_Stated task_. How many of the lines that follow contain the word "this"? Give only the number.

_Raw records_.
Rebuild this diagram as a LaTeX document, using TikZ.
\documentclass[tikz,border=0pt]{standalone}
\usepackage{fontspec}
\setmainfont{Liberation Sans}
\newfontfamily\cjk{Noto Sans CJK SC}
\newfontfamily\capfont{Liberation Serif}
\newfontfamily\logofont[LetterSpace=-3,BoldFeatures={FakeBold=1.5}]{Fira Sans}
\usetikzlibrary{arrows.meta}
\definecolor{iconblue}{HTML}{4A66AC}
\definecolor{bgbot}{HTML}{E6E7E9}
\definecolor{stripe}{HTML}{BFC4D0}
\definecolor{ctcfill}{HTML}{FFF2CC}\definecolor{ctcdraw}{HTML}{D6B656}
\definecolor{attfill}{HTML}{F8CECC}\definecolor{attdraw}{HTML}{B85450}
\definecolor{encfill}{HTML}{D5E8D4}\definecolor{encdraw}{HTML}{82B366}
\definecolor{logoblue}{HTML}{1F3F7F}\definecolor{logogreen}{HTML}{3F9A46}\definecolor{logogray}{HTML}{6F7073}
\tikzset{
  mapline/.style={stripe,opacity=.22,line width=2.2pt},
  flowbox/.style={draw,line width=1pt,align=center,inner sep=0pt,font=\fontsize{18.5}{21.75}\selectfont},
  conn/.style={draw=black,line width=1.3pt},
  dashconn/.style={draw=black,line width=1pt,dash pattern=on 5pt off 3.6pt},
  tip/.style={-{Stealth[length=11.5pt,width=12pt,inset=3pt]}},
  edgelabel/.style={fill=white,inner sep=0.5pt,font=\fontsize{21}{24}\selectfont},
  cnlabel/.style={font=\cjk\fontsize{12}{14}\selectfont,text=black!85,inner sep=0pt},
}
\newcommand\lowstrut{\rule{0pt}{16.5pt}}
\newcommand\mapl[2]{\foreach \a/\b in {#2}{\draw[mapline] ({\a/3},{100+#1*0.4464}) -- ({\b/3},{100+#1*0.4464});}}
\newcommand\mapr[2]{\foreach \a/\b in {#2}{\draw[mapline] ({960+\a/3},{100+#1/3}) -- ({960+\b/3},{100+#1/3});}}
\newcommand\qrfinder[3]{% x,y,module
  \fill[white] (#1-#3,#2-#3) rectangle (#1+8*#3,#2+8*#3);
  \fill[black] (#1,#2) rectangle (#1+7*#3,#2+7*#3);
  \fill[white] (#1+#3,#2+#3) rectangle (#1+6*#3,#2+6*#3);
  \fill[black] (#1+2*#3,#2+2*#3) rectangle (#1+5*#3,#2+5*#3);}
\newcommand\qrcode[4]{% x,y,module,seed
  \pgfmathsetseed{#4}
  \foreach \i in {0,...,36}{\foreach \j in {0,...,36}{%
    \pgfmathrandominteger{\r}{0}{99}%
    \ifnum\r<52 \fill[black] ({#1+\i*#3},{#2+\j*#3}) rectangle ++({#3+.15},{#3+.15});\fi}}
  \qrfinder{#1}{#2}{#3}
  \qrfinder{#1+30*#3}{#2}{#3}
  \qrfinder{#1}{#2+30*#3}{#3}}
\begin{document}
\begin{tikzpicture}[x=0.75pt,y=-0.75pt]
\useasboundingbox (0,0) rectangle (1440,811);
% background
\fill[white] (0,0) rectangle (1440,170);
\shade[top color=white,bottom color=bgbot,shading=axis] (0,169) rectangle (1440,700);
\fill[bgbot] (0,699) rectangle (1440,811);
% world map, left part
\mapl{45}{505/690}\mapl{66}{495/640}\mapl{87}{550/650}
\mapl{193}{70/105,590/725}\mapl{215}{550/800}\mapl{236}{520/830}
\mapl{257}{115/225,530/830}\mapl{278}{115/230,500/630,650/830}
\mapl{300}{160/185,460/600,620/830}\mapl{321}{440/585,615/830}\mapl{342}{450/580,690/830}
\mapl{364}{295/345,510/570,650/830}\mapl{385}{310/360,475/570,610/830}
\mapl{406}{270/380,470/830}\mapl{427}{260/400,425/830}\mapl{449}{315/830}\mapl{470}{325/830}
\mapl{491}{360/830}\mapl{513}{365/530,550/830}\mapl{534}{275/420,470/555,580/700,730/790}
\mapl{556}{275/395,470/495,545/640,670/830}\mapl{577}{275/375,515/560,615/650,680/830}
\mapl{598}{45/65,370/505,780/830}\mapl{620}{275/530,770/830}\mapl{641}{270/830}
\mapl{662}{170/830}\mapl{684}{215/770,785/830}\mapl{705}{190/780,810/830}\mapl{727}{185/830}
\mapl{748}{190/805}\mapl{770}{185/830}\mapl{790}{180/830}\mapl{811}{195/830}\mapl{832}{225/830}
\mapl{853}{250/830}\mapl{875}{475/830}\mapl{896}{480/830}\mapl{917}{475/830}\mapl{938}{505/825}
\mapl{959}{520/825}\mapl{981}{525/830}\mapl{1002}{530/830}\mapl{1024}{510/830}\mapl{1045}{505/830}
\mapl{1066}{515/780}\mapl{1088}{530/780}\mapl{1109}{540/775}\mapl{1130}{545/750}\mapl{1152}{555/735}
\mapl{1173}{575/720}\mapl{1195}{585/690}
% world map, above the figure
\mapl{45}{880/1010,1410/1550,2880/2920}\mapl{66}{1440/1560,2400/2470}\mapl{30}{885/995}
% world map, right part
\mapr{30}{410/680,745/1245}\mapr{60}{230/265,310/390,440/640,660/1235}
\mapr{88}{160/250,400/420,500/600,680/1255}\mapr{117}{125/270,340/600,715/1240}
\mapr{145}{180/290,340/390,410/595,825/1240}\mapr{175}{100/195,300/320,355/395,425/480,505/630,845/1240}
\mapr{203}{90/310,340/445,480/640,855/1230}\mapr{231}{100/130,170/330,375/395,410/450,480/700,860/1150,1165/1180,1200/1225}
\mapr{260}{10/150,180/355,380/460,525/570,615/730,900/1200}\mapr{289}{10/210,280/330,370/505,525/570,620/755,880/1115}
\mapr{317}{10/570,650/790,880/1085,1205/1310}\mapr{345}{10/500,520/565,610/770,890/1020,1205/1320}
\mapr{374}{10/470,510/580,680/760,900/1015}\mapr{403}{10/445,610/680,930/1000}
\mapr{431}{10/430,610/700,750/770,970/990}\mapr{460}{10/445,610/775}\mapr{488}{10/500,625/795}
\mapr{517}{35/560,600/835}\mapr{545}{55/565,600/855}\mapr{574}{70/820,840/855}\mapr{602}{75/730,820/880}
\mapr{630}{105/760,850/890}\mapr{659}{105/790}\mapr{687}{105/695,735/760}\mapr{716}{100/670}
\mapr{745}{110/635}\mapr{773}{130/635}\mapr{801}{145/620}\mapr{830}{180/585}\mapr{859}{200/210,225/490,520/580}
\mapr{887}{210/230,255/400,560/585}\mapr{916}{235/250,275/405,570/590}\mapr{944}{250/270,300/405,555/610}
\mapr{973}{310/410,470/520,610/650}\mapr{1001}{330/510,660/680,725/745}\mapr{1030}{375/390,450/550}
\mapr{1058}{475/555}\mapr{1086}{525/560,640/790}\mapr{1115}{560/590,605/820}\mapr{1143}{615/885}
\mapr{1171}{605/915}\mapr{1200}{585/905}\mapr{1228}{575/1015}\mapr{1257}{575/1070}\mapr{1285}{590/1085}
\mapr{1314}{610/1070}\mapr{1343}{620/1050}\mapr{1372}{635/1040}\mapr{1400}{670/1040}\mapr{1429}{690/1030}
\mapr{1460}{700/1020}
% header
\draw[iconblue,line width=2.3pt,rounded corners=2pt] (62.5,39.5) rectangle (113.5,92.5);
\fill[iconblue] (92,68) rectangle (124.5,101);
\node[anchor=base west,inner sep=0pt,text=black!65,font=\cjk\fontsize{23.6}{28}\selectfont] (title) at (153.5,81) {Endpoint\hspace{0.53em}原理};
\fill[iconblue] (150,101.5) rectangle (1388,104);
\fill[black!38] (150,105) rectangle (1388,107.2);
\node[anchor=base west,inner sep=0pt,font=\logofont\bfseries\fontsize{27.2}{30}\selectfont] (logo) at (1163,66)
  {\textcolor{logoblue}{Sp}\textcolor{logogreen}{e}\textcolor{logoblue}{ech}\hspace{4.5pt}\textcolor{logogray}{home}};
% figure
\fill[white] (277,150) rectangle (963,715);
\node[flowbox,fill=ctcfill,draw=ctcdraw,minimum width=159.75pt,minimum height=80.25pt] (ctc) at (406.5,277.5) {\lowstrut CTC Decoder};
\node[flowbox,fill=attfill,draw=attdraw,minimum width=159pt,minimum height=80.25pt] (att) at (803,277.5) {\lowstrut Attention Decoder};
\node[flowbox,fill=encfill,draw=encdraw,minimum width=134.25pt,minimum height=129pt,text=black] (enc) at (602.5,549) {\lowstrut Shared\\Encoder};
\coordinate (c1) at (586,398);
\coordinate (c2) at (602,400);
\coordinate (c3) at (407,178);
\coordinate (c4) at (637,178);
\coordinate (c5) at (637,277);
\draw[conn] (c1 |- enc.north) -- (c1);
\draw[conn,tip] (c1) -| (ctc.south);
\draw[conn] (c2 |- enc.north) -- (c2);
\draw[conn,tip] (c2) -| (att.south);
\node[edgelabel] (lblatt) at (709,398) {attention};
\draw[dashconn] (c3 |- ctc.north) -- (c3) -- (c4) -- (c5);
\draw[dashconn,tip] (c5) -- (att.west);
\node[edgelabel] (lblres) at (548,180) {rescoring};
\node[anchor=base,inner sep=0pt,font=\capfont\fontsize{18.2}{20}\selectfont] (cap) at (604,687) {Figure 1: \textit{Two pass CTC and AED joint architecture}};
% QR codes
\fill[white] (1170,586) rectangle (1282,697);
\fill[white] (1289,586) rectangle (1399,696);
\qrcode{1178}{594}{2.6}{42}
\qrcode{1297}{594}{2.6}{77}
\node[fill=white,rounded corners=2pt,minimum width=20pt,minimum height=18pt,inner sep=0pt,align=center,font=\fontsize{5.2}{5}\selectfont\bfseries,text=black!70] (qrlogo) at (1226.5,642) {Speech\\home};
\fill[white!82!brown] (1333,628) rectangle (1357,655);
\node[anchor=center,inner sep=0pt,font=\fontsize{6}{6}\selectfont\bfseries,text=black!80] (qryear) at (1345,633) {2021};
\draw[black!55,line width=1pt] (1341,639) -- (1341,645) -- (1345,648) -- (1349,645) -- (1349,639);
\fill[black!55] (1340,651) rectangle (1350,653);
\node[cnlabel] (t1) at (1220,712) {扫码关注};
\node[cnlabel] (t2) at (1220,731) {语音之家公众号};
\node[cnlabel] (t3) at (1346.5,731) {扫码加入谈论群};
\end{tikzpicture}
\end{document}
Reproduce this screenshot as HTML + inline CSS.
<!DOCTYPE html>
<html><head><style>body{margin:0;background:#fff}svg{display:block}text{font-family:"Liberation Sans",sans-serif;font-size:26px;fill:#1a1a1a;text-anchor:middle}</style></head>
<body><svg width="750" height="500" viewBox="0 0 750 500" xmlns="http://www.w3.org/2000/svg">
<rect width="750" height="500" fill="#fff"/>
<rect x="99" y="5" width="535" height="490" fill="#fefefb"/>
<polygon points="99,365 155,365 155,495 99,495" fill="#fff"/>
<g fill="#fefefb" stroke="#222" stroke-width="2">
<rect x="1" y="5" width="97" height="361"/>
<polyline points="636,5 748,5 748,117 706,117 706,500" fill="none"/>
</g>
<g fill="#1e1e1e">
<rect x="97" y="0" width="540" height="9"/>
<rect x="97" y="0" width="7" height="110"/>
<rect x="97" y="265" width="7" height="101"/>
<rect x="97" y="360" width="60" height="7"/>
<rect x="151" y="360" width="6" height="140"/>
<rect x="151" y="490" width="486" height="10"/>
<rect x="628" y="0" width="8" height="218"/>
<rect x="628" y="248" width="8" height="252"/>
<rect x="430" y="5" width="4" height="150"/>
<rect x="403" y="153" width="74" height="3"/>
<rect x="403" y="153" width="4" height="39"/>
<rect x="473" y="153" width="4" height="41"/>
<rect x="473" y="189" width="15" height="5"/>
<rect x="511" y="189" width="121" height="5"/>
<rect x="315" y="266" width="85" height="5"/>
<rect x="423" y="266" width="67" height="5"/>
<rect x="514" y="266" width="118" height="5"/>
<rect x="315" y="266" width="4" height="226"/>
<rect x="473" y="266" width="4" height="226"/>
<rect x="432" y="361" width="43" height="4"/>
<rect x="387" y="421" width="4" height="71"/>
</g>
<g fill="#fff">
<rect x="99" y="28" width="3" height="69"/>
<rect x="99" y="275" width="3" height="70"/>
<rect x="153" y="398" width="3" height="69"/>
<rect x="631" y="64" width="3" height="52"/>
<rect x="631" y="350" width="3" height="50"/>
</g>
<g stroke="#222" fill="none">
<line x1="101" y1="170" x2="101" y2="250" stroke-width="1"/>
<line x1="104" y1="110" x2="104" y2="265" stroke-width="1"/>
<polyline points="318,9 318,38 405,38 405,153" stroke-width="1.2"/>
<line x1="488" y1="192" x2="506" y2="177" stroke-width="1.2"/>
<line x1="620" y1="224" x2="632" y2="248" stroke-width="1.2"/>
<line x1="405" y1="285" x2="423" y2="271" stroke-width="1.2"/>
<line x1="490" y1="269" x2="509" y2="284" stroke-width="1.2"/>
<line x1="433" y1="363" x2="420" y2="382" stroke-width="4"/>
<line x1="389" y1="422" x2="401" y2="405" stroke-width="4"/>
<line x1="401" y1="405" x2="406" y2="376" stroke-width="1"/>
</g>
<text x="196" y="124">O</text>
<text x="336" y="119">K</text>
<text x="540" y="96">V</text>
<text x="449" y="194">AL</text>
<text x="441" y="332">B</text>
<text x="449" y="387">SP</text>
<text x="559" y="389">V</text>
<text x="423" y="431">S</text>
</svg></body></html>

_Task output_. 2